Last January, the Supreme Court agreed to hear a Second Amendment challenge to a New York City law that, among other restrictions, prohibited residents from taking their handguns outside the city. The Court was gearing up to rule on what would be the first Second Amendment case decided in a decade. But ever since, the city has been working feverishly to prevent the Court from hearing it. After all, the case would clarify the scope of the Second Amendment, and the gun control crowd certainly doesn’t want that — at least not from the current Court.

But this is about much more than guns. If the city’s sneaky attempts to avoid accountability are rewarded, other rights will suffer too.

At the core of New York’s shady actions are the legal concepts of “justiciability” and “mootness” — limits on the federal courts’ ability to hear cases. For a case to be justiciable, it must involve a “live” case or controversy. For example, if a state passed a law banning bumper stickers, and you sued, asking the Court to strike down the law as violating the First Amendment, the case would be moot if the state repealed its law before your case was heard.
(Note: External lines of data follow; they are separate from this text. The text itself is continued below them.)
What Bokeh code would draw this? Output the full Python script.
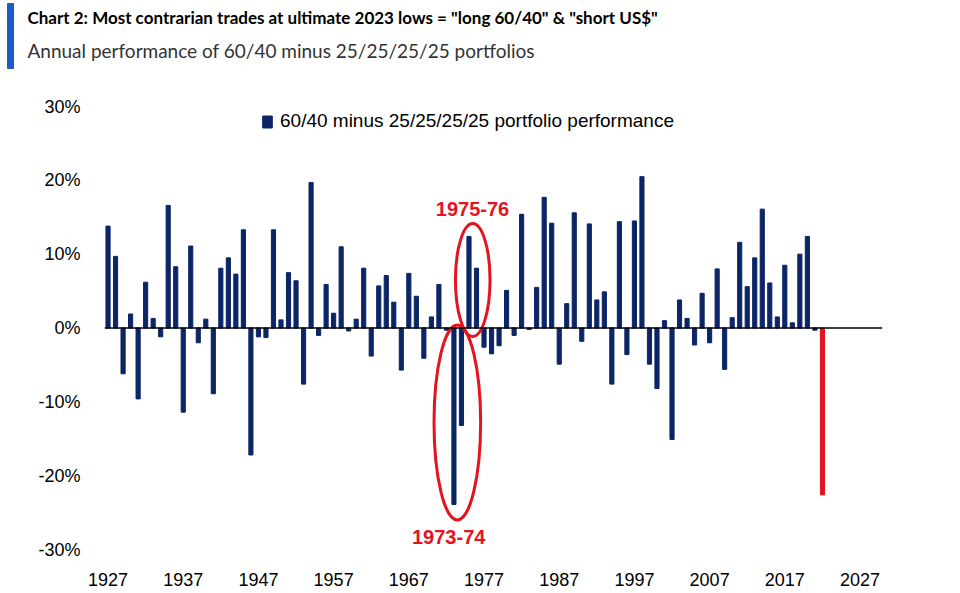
from bokeh.plotting import figure
from bokeh.layouts import column
from bokeh.models import (FixedTicker, Span, Label, Legend, LegendItem, Range1d)
from bokeh.core.properties import value
from bokeh.embed import file_html
from bokeh.resources import INLINE

# ---- data ----
years = list(range(1927, 2022))
perf = [13.8, 9.7, -6.2, 1.9, -9.6, 6.2, 1.3, -1.2, 16.6, 8.3,
        -11.4, 11.1, -2.0, 1.2, -8.9, 8.1, 9.5, 7.3, 13.3, -17.2,
        -1.2, -1.3, 13.3, 1.1, 7.5, 6.4, -7.6, 19.7, -1.0, 5.9,
        2.0, 11.0, -0.4, 1.2, 8.1, -3.8, 5.7, 7.1, 3.5, -5.7,
        7.4, 4.3, -4.1, 1.5, 5.9, -0.3, -23.9, -13.2, 12.4, 8.1,
        -2.6, -3.5, -2.4, 5.1, -1.0, 15.4, -0.2, 5.5, 17.7, 14.2,
        -4.9, 3.3, 15.6, -1.8, 14.1, 3.8, 4.9, -7.6, 14.4, -3.6,
        14.5, 20.5, -4.9, -8.2, 1.0, -15.1, 3.8, 1.3, -2.3, 4.7,
        -2.0, 8.0, -5.6, 1.4, 11.6, 5.6, 9.5, 16.1, 6.1, 1.5,
        8.5, 0.7, 10.0, 12.4, -0.3]
ytd_years = [2022]
ytd_perf = [-22.6]

x_ticks = [1927, 1937, 1947, 1957, 1967, 1977, 1987, 1997, 2007, 2017, 2027]
y_ticks = [-30, -20, -10, 0, 10, 20, 30]
y_tick_labels = ["-30%", "-20%", "-10%", "0%", "10%", "20%", "30%"]

title_text = 'Chart 2: Most contrarian trades at ultimate 2023 lows = "long 60/40" & "short US$"'
subtitle_text = "Annual performance of 60/40 minus 25/25/25/25 portfolios"
legend_text = "60/40 minus 25/25/25/25 portfolio performance"

# highlighted periods (annotation ellipses and labels)
hl_labels = ["1973-74", "1975-76"]
hl_x = [1973.45, 1975.5]
hl_y = [-12.8, 6.5]
hl_w = [6.2, 4.6]
hl_h = [26.4, 15.3]
hl_label_x = [1972.3, 1975.47]
hl_label_y = [-28.3, 16.1]

NAVY = "#0b2566"
RED = "#e4131f"
ACCENT = "#1f5bc8"

W = 950
HEAD_H = 80
MAIN_H = 508

# ---- header (title block), 1 data unit = 1 px, y downward ----
head = figure(width=W, height=HEAD_H, output_backend="svg", toolbar_location=None,
              x_range=Range1d(0, W), y_range=Range1d(HEAD_H, 0),
              x_axis_type=None, y_axis_type=None, min_border=0)
head.frame_align = False
head.outline_line_color = None
head.grid.visible = False
head.quad(left=[7], right=[13], top=[3], bottom=[68], color=ACCENT)
head.text(x=[27], y=[17], text=[title_text], text_baseline="middle",
          text_font=value("Lato"), text_font_style="bold",
          text_font_size="17px", text_color="black")
head.text(x=[27], y=[50], text=[subtitle_text], text_baseline="middle",
          text_font=value("Lato"), text_font_size="19px", text_color="#333333")

# ---- main chart ----
p = figure(width=W, height=MAIN_H, output_backend="svg", toolbar_location=None,
           x_range=Range1d(1926.53, 2029.99), y_range=Range1d(-30, 30),
           min_border_left=104, min_border_right=68, min_border_top=26, min_border_bottom=39)
p.frame_align = False
p.outline_line_color = None
p.xgrid.grid_line_color = None
p.ygrid.grid_line_color = None

blue = p.vbar(x=years, top=perf, bottom=0, width=0.55, color=NAVY)
p.vbar(x=ytd_years, top=ytd_perf, bottom=0, width=0.55, color=RED)

p.add_layout(Span(location=0, dimension="width", line_color="black", line_width=1.5))

p.ellipse(x=hl_x, y=hl_y, width=hl_w, height=hl_h, fill_color=None,
          line_color=RED, line_width=3)
for t, lx, ly in zip(hl_labels, hl_label_x, hl_label_y):
    p.add_layout(Label(x=lx, y=ly, text=t, text_align="center", text_baseline="middle",
                       text_font="Liberation Sans", text_font_size="20px",
                       text_font_style="bold", text_color=RED))

# axes
p.xaxis.ticker = FixedTicker(ticks=x_ticks)
p.xaxis.axis_line_color = None
p.xaxis.major_tick_line_color = None
p.xaxis.minor_tick_line_color = None
p.xaxis.major_label_standoff = 17
p.xaxis.major_label_text_font = "Liberation Sans"
p.xaxis.major_label_text_font_size = "18px"
p.xaxis.major_label_text_color = "black"

p.yaxis.ticker = FixedTicker(ticks=y_ticks)
p.yaxis.major_label_overrides = {t: l for t, l in zip(y_ticks, y_tick_labels)}
p.yaxis.axis_line_color = None
p.yaxis.major_tick_line_color = None
p.yaxis.minor_tick_line_color = None
p.yaxis.major_label_standoff = 18
p.yaxis.major_label_text_font = "Liberation Sans"
p.yaxis.major_label_text_font_size = "18px"
p.yaxis.major_label_text_color = "black"

# legend
legend = Legend(items=[LegendItem(label=legend_text, renderers=[blue])],
                location=(157, 417), padding=0, margin=0, border_line_color=None,
                background_fill_alpha=0, glyph_width=12, glyph_height=15,
                label_standoff=7, label_text_font="Liberation Sans",
                label_text_font_size="19px", label_text_color="black")
p.add_layout(legend)

layout = column(head, p, spacing=0)
open("out.html", "w").write(file_html(layout, INLINE))
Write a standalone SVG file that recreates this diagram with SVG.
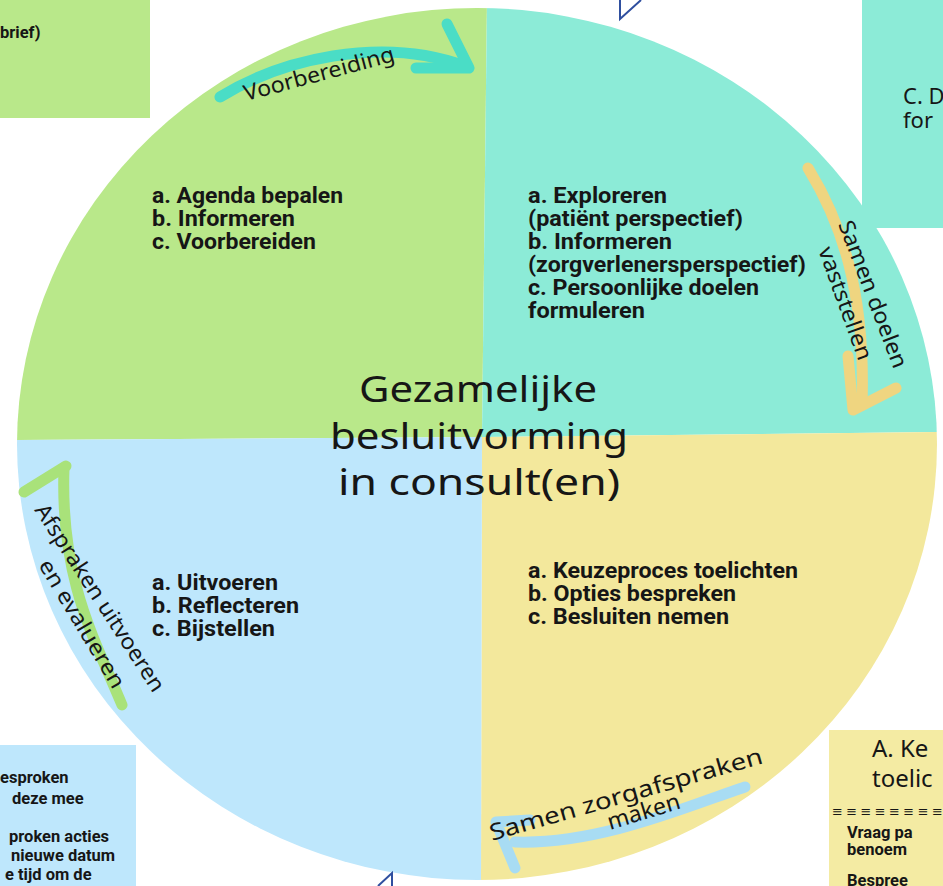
<svg xmlns="http://www.w3.org/2000/svg" width="943" height="886" viewBox="0 0 943 886">
<defs>
<clipPath id="circ"><ellipse cx="477" cy="444" rx="460" ry="436"/></clipPath>
<style>
.q{font-family:Roboto,"Liberation Sans",sans-serif;font-weight:700;font-size:21.5px;fill:#161616}
.b{font-family:Roboto,"Liberation Sans",sans-serif;font-weight:700;font-size:16.5px;fill:#161616}
.hw{font-family:"Noto Sans","DejaVu Sans",sans-serif;font-weight:400;fill:#161616}
.arr{fill:none;stroke-width:11;stroke-linecap:round;stroke-linejoin:round}
.ln{fill:none;stroke:#2F4F9F;stroke-width:2}
</style>
</defs>
<rect width="943" height="886" fill="#ffffff"/>
<g id="cycle" clip-path="url(#circ)">
<polygon points="0,0 487,0 482,437 0,440" fill="#B9E88A"/>
<polygon points="487,0 943,0 943,432 482,437" fill="#8CEBD7"/>
<polygon points="482,437 943,432 943,886 481,886" fill="#F3E89C"/>
<polygon points="0,440 482,437 481,886 0,886" fill="#BEE7FC"/>
</g>
<g id="box-topleft">
<rect x="0" y="0" width="150" height="118" fill="#B9E88A"/>
<text class="b" font-size="17" x="0" y="38">brief)</text>
</g>
<g id="box-topright">
<rect x="862" y="0" width="81" height="228" fill="#8CEBD7"/>
<text class="hw" font-size="22" x="903" y="104">C. D</text>
<text class="hw" font-size="22" x="903" y="128">for</text>
</g>
<g id="box-bottomleft">
<rect x="0" y="745" width="136" height="141" fill="#BEE7FC"/>
<text class="b" x="0" y="783">esproken</text>
<text class="b" x="12" y="804">deze mee</text>
<text class="b" x="9" y="842">proken acties</text>
<text class="b" x="11" y="861">nieuwe datum</text>
<text class="b" x="5" y="880">e tijd om de</text>
</g>
<g id="box-bottomright">
<rect x="829" y="730" width="114" height="156" fill="#F4EBA3"/>
<text class="hw" font-size="24" x="872" y="757">A. Ke</text>
<text class="hw" font-size="24" x="872" y="787">toelic</text>
<text class="hw" font-size="13" x="832" y="816">≡ ≡ ≡ ≡ ≡ ≡ ≡ ≡</text>
<text class="b" font-size="14.5" x="847" y="838">Vraag pa</text>
<text class="b" font-size="14.5" x="847" y="855">benoem</text>
<text class="b" font-size="14.5" x="847" y="886">Bespree</text>
</g>
<g id="markers">
<polyline class="ln" points="620,0 620,19 641,0"/>
<polyline class="ln" points="378,886 392,873 392,886"/>
</g>
<g id="connectors">
<path class="arr" stroke="#4ADDC6" d="M220,97 C280,60 380,35 465,66"/>
<path class="arr" stroke="#4ADDC6" d="M447,24 L469,68 L416,68"/>
<path class="arr" stroke="#EFD580" d="M808,168 C840,220 866,290 862,405"/>
<path class="arr" stroke="#EFD580" d="M848,356 L853,410 L896,388"/>
<path class="arr" stroke="#A9E27A" d="M122,705 C95,640 60,580 64,468"/>
<path class="arr" stroke="#A9E27A" d="M24,492 L66,466"/>
<path class="arr" stroke="#A8DCF3" d="M745,787 C690,805 600,845 515,842"/>
<path class="arr" stroke="#A8DCF3" d="M530,820 L496,822 L515,868"/>
</g>
<g id="labels">
<text class="hw" font-size="22" transform="translate(246,101) rotate(-15)" textLength="155" lengthAdjust="spacingAndGlyphs">Voorbereiding</text>
<text class="hw" font-size="22" transform="translate(838,224) rotate(69)" textLength="156" lengthAdjust="spacingAndGlyphs">Samen doelen</text>
<text class="hw" font-size="22" transform="translate(818,250) rotate(70)" textLength="119" lengthAdjust="spacingAndGlyphs">vaststellen</text>
<text class="hw" font-size="22" transform="translate(34,510) rotate(57)" textLength="219" lengthAdjust="spacingAndGlyphs">Afspraken uitvoeren</text>
<text class="hw" font-size="22" transform="translate(38,565) rotate(59)" textLength="146" lengthAdjust="spacingAndGlyphs">en evalueren</text>
<text class="hw" font-size="23" transform="translate(492,841) rotate(-16)" textLength="283" lengthAdjust="spacingAndGlyphs">Samen zorgafspraken</text>
<text class="hw" font-size="23" transform="translate(610,830) rotate(-17)" textLength="75" lengthAdjust="spacingAndGlyphs">maken</text>
</g>
<g id="node-voorbereiding">
<text class="q" x="152" y="203" textLength="191" lengthAdjust="spacingAndGlyphs">a. Agenda bepalen</text>
<text class="q" x="152" y="226" textLength="143" lengthAdjust="spacingAndGlyphs">b. Informeren</text>
<text class="q" x="152" y="249" textLength="164" lengthAdjust="spacingAndGlyphs">c. Voorbereiden</text>
</g>
<g id="node-doelen">
<text class="q" x="528" y="203" textLength="139" lengthAdjust="spacingAndGlyphs">a. Exploreren</text>
<text class="q" x="528" y="226" textLength="215" lengthAdjust="spacingAndGlyphs">(patiënt perspectief)</text>
<text class="q" x="528" y="249" textLength="144" lengthAdjust="spacingAndGlyphs">b. Informeren</text>
<text class="q" x="528" y="272" textLength="278" lengthAdjust="spacingAndGlyphs">(zorgverlenersperspectief)</text>
<text class="q" x="528" y="295" textLength="231" lengthAdjust="spacingAndGlyphs">c. Persoonlijke doelen</text>
<text class="q" x="528" y="318" textLength="117" lengthAdjust="spacingAndGlyphs">formuleren</text>
</g>
<g id="node-afspraken">
<text class="q" x="528" y="578" textLength="270" lengthAdjust="spacingAndGlyphs">a. Keuzeproces toelichten</text>
<text class="q" x="528" y="601" textLength="208" lengthAdjust="spacingAndGlyphs">b. Opties bespreken</text>
<text class="q" x="528" y="624" textLength="201" lengthAdjust="spacingAndGlyphs">c. Besluiten nemen</text>
</g>
<g id="node-uitvoeren">
<text class="q" x="152" y="590" textLength="126" lengthAdjust="spacingAndGlyphs">a. Uitvoeren</text>
<text class="q" x="152" y="613" textLength="147" lengthAdjust="spacingAndGlyphs">b. Reflecteren</text>
<text class="q" x="152" y="636" textLength="123" lengthAdjust="spacingAndGlyphs">c. Bijstellen</text>
</g>
<g id="center">
<text class="hw" font-size="36" x="359" y="402" textLength="238" lengthAdjust="spacingAndGlyphs">Gezamelijke</text>
<text class="hw" font-size="36" x="330" y="449" textLength="298" lengthAdjust="spacingAndGlyphs">besluitvorming</text>
<text class="hw" font-size="36" x="338" y="495" textLength="282" lengthAdjust="spacingAndGlyphs">in consult(en)</text>
</g>
</svg>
But there are certain situations where the courts won’t consider a case moot. After all, a government could keep violating people’s civil rights and avoid having its laws overturned by simply repealing the law just to enact it again later.

This is precisely the type of situation New York City has manufactured: It’s backing off now, presumably planning to wait until the Supreme Court’s makeup is more favorable. Almost as soon as the Supreme Court agreed to hear the case, the city reversed course on a law it has spent decades defending tooth and nail and requested that the Court delay the case to allow the city time to remove the rule. Originally, the city planned to have the police make a rule change — not even overturning the law. But the Court denied this request and, suspecting what the city was up to, several lawyers (including me) made sure, in amicus briefs, to address the city’s bad-faith attempt to escape the Court’s grasp.